New Standards and Reporting Frameworks

Global organizations such as the International Financial Reporting Standards (IFRS) Foundation are developing ESG-specific guidelines. Construction accounting professionals must stay up to date with these evolving standards and adopt best practices for reporting. This includes aligning financial reports with frameworks like the Global Reporting Initiative (GRI) or the Task Force on Climate-Related Financial Disclosures (TCFD). It's important to acknowledge that the adoption and acceptance of these standards is not uniform across all jurisdictions. Some jurisdictions are actively promoting and mandating these frameworks, while others are taking a more cautious approach.

Challenges Construction Accountants Face with ESG Reporting

While the integration of ESG into construction accounting brings significant benefits, it also poses several challenges:

  • Data Collection and Management: Gathering comprehensive ESG data from multiple projects, suppliers and regions can be complex and time-consuming.
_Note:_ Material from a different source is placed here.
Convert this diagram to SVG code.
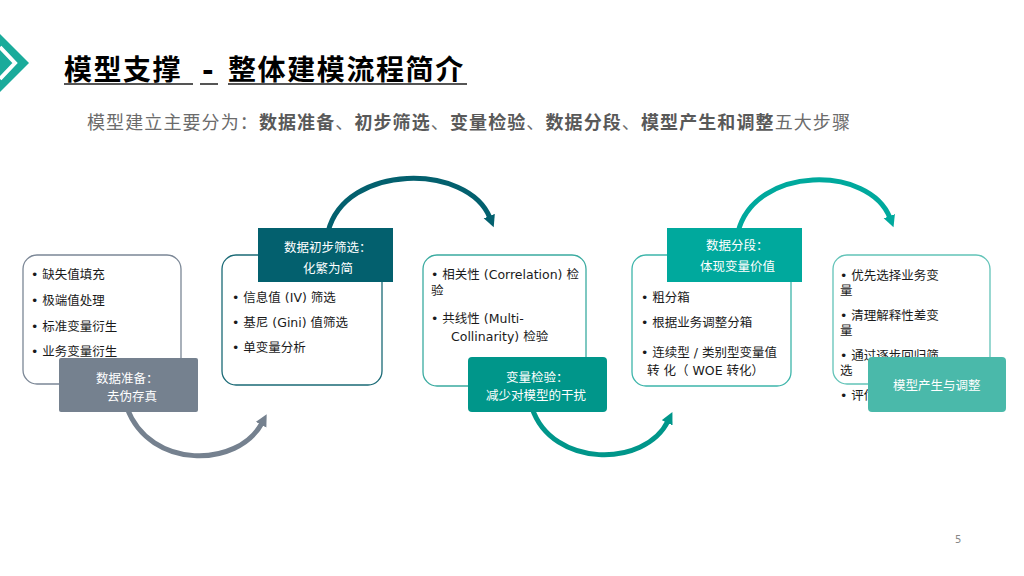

Construction firms must develop robust systems to collect, analyze and report this information accurately
  • Cost Accounting: Accurately attributing costs related to ESG initiatives—such as sustainable materials or energy-efficient building systems—requires detailed tracking and allocation, which can complicate financial reporting
  • Skill Development: Construction accountants may acquire new skills and knowledge related to ESG reporting, requiring training and education in both environmental management and the financial implications of ESG standards.

The Future of ESG in Construction Accounting

As the demand for ESG reporting grows, construction companies must embrace this shift and adjust their accounting practices accordingly. Those who can successfully integrate ESG metrics into their financial reporting will not only comply with regulations but also gain a competitive edge by attracting investors and clients who prioritize sustainability and transparency. Construction firms that remain informed and flexible in their ESG strategy will be best positioned to succeed in this evolving environment.